Set down the data below from its first line to the line holding "import pandas as pd", inclusive; omit all pictures.

________________________

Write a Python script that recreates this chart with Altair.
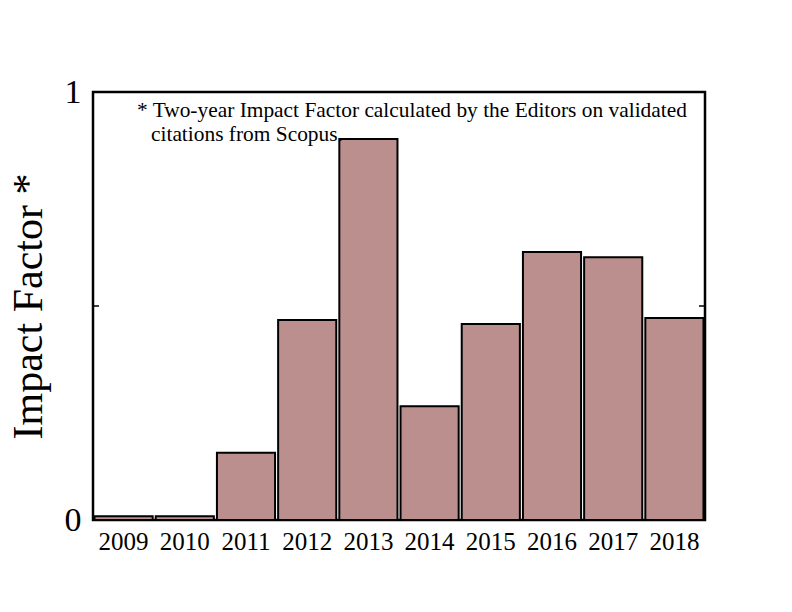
import altair as alt
import pandas as pd

years = ["2009", "2010", "2011", "2012", "2013", "2014", "2015", "2016", "2017", "2018"]
impact = [0.009, 0.009, 0.157, 0.467, 0.890, 0.266, 0.458, 0.626, 0.614, 0.472]
note_lines = ["* Two-year Impact Factor calculated by the Editors on validated",
              "citations from Scopus."]

df = pd.DataFrame({"year": years, "impact": impact})
FONT = "Liberation Serif"

bars = alt.Chart(df).mark_bar(color="#bc8f8f", stroke="black", strokeWidth=2).encode(
    x=alt.X("year:N", sort=years,
            scale=alt.Scale(paddingInner=0.05, paddingOuter=0.025),
            axis=alt.Axis(title=None, labelAngle=0, labelFont=FONT, labelFontSize=25,
                          labelColor="black", ticks=False, domain=False, labelPadding=9)),
    y=alt.Y("impact:Q", scale=alt.Scale(domain=[0, 1], nice=False),
            axis=alt.Axis(title="Impact Factor *", values=[0, 0.5, 1],
                          labelExpr="datum.value == 0.5 ? '' : (datum.value == 1 ? '1' : '0')",
                          labelFont=FONT, labelFontSize=34, labelColor="black",
                          ticks=False, domain=False, grid=False, labelPadding=12,
                          titleFont=FONT, titleFontSize=42, titleFontWeight="normal",
                          titleColor="black", titleX=-52, titleY=214, titleAngle=-90,
                          titleAlign="center", titleBaseline="alphabetic")),
)

tick_df = pd.DataFrame({"v": [0.5]})
left_tick = alt.Chart(tick_df).mark_rule(color="black", strokeWidth=1.5).encode(
    y="v:Q", x=alt.value(0), x2=alt.value(6))
right_tick = alt.Chart(tick_df).mark_rule(color="black", strokeWidth=1.5).encode(
    y="v:Q", x=alt.value(606), x2=alt.value(612))

note1 = alt.Chart(pd.DataFrame({"t": [note_lines[0]]})).mark_text(
    font=FONT, fontSize=21.4, align="left", baseline="alphabetic", color="black").encode(
    text="t:N", x=alt.value(44), y=alt.value(25))
note2 = alt.Chart(pd.DataFrame({"t": [note_lines[1]]})).mark_text(
    font=FONT, fontSize=21.4, align="left", baseline="alphabetic", color="black").encode(
    text="t:N", x=alt.value(58), y=alt.value(49))

chart = alt.layer(bars, left_tick, right_tick, note1, note2).properties(
    width=612, height=428,
    autosize=alt.AutoSizeParams(type="none"),
    padding={"left": 85, "top": 84, "right": 79, "bottom": 76},
).configure_view(stroke="black", strokeWidth=2.5).configure_axis(grid=False)

chart.save("out.html", embed_options={"renderer": "svg", "actions": False})
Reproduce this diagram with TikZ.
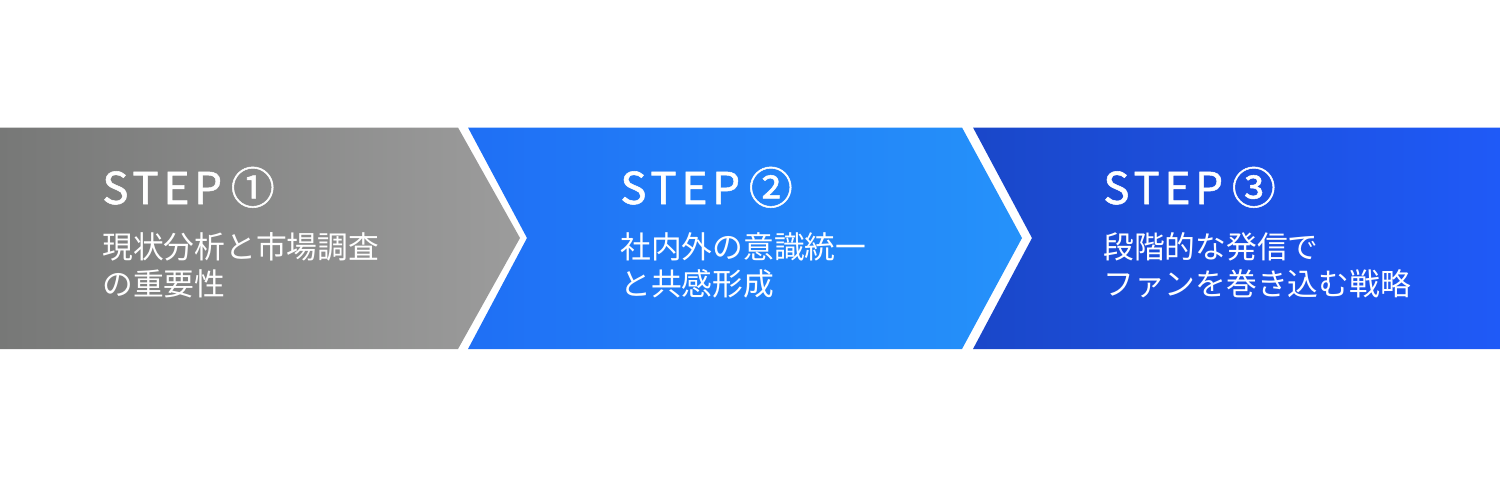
\documentclass[tikz,border=0pt]{standalone}
\usepackage{fontspec}
\setmainfont{Noto Sans CJK JP}
\newfontfamily\jpfont{Noto Sans CJK JP}
\newfontfamily\stepfont[FakeBold=1.2,LetterSpace=11]{Noto Sans CJK JP}
\usetikzlibrary{positioning}

\definecolor{grayL}{HTML}{777877}
\definecolor{grayR}{HTML}{9C9C9C}
\definecolor{blueL}{HTML}{1F6FF5}
\definecolor{blueR}{HTML}{2592FA}
\definecolor{navyL}{HTML}{1A47C9}
\definecolor{navyR}{HTML}{1F5AF7}

\tikzset{
  steptitle/.style={anchor=base west,inner sep=0pt,text=white,
    font=\fontsize{25}{25}\selectfont\stepfont},
  steptext/.style={anchor=base west,inner sep=0pt,text=white,align=left,
    font=\fontsize{17.5}{21}\selectfont\jpfont}
}

\begin{document}
\begin{tikzpicture}[x=0.02cm,y=-0.02cm]
        \useasboundingbox (0,0) rectangle (1500,478);
        \coordinate (s1) at (102,204);
        \coordinate (s2) at (620,204);
        \coordinate (s3) at (1103,204);
        % base of a two-line node is its last line
        \coordinate (t1) at (102,295);
        \coordinate (t2) at (620,295);
        \coordinate (t3) at (1103,295);
        \shade[left color=grayL,right color=grayR] (0,127.5) -- (458,127.5) -- (520,238) -- (458,349) -- (0,349) -- cycle;
        \shade[left color=blueL,right color=blueR] (468,127.5) -- (962,127.5) -- (1022,238) -- (962,349) -- (468,349) -- (527,238) -- cycle;
        \shade[left color=navyL,right color=navyR] (973,127.5) -- (1500,127.5) -- (1500,349) -- (973,349) -- (1032,238) -- cycle;
        \node[steptitle] (title1) at (s1) {STEP\kern5pt①};
        \node[steptitle] (title2) at (s2) {STEP\kern5pt②};
        \node[steptitle] (title3) at (s3) {STEP\kern5pt③};
        \node[steptext] (text1) at (t1) {現状分析と市場調査\\の重要性};
        \node[steptext] (text2) at (t2) {社内外の意識統一\\と共感形成};
        \node[steptext] (text3) at (t3) {段階的な発信で\\ファンを巻き込む戦略};
\end{tikzpicture}
\end{document}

________________________

• Task solution
Write a Python script that recreates this chart with Altair.
import altair as alt
import pandas as pd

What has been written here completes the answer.